What is the difference between a searchable PDF and PDF/A?
A searchable PDF has a text layer — that is all. PDF/A is an archival standard (ISO 19005) that adds additional constraints: embedded fonts, no encryption, no external dependencies, specific metadata schemas. PDF/A files made from digital sources or via OCR carry a searchable text layer, but a searchable PDF is not necessarily PDF/A — it may lack the archival constraints. Use PDF/A when documents must be preserved reliably over long periods or accepted by legal and government systems.
Does OCR work on handwritten documents?
Standard OCR engines perform poorly on handwriting. Tesseract and similar tools are trained primarily on printed fonts. Handwriting recognition (ICR — Intelligent Character Recognition) is a separate specialisation with significantly lower accuracy for unconstrained handwriting. For historical handwritten documents, dedicated ICR tools or manual transcription remain the practical options.
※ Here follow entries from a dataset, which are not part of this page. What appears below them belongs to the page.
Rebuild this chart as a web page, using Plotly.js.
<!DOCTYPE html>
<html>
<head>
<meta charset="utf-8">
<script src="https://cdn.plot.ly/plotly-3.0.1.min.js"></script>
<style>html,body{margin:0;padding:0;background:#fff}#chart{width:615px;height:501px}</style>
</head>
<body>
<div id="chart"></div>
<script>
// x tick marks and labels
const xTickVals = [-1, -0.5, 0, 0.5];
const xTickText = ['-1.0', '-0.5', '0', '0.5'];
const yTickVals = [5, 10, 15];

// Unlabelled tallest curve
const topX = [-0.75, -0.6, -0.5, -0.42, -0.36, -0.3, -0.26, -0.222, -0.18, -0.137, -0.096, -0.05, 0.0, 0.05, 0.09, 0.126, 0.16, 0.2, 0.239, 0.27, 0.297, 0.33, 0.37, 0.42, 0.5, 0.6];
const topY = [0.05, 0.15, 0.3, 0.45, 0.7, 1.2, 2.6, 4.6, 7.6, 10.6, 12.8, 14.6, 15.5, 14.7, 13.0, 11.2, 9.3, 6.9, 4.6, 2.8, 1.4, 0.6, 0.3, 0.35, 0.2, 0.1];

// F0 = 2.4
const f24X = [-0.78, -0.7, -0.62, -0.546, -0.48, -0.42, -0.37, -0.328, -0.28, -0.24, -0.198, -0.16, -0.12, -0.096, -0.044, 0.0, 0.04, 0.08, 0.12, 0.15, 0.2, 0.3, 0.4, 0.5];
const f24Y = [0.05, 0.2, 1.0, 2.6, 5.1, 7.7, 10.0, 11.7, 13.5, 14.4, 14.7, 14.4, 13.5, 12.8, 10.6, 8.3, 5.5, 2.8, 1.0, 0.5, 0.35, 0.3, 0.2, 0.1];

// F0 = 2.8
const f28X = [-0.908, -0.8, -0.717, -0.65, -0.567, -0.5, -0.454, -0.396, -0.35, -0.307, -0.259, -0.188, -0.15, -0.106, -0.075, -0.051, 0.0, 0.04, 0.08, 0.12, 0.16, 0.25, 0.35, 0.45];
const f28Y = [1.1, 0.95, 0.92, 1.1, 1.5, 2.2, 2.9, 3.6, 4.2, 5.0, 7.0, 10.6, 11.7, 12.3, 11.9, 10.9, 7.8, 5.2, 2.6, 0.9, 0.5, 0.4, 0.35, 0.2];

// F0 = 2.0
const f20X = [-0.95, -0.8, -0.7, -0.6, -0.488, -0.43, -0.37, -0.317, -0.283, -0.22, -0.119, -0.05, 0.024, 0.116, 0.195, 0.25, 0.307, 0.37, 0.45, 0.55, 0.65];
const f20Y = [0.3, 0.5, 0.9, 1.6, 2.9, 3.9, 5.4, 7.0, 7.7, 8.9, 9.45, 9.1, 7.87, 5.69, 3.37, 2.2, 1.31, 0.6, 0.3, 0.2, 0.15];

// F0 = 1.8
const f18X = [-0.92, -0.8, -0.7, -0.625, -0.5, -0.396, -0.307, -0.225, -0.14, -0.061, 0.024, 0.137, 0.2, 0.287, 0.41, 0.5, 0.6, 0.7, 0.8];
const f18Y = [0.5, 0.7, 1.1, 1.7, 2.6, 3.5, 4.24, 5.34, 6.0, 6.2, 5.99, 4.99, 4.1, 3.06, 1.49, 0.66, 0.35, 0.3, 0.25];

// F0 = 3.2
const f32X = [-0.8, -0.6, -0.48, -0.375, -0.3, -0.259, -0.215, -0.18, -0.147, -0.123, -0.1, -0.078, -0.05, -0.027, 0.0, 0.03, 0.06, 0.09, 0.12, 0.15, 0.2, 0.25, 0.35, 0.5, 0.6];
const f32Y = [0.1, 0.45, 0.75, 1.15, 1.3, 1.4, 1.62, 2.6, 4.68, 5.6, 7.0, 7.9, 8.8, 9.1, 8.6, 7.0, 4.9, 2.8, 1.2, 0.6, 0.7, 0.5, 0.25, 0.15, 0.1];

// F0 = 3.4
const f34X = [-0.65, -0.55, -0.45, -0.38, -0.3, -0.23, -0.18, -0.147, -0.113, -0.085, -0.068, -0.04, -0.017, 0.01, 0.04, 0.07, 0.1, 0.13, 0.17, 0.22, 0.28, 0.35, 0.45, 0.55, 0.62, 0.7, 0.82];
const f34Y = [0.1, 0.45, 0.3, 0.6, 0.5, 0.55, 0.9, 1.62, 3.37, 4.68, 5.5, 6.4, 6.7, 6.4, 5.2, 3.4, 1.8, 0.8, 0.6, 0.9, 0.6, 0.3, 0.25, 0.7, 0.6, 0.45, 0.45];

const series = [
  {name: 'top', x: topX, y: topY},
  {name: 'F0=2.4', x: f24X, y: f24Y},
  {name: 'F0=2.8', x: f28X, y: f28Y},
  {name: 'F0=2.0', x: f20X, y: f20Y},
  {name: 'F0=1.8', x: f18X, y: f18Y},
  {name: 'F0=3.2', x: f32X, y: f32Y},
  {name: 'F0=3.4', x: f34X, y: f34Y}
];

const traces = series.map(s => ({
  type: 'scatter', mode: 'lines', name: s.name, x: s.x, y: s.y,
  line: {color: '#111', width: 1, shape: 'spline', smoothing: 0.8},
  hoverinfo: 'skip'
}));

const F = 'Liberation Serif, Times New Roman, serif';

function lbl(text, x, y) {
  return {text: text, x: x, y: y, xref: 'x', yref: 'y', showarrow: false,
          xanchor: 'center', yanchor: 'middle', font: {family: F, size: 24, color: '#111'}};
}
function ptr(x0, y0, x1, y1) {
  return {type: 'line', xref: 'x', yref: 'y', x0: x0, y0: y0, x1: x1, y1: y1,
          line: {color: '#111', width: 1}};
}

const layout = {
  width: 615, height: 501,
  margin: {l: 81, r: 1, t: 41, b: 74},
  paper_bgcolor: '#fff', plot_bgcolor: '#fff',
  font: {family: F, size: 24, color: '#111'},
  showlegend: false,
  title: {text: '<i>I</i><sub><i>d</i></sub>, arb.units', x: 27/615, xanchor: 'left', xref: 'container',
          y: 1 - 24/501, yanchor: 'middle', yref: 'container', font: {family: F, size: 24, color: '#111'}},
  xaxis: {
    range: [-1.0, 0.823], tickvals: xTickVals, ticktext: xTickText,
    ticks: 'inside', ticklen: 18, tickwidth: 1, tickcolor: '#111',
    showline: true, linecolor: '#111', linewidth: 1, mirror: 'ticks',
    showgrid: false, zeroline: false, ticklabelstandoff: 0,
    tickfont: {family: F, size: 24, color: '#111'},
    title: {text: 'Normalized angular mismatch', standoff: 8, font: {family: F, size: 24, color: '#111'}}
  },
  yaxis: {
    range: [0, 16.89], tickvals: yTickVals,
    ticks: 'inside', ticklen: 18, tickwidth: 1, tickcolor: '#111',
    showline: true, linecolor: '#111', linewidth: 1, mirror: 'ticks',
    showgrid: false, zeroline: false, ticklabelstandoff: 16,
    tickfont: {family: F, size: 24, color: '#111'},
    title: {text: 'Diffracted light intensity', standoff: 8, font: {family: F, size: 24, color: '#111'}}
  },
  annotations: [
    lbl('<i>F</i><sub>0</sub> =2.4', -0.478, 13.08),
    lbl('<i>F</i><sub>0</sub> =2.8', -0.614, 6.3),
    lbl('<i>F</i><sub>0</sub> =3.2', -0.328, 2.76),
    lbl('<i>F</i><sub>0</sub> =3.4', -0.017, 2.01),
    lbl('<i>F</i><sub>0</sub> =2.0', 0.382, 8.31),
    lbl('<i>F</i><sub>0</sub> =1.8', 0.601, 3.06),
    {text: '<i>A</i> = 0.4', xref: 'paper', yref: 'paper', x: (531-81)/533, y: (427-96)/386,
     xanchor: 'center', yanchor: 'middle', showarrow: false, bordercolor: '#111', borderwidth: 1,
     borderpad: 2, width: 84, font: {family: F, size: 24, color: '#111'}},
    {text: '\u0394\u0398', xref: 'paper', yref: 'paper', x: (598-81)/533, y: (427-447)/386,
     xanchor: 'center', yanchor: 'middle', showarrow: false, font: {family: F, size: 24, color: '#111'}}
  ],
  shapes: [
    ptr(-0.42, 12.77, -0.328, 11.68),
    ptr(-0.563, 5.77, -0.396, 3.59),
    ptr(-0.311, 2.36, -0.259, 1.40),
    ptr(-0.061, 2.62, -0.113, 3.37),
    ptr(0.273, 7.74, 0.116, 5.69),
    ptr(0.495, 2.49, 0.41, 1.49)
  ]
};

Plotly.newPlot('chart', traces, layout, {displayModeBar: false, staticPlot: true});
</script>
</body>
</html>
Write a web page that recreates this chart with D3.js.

Will a searchable PDF be indexed by Google?
Google can crawl and index the text layer of a PDF hosted publicly on the web, provided the file is accessible (no password, not blocked by robots.txt). The content appears in search results in the same way a web page would. An image-only PDF, by contrast, presents Google with no readable content — the text on the scan is invisible to the crawler.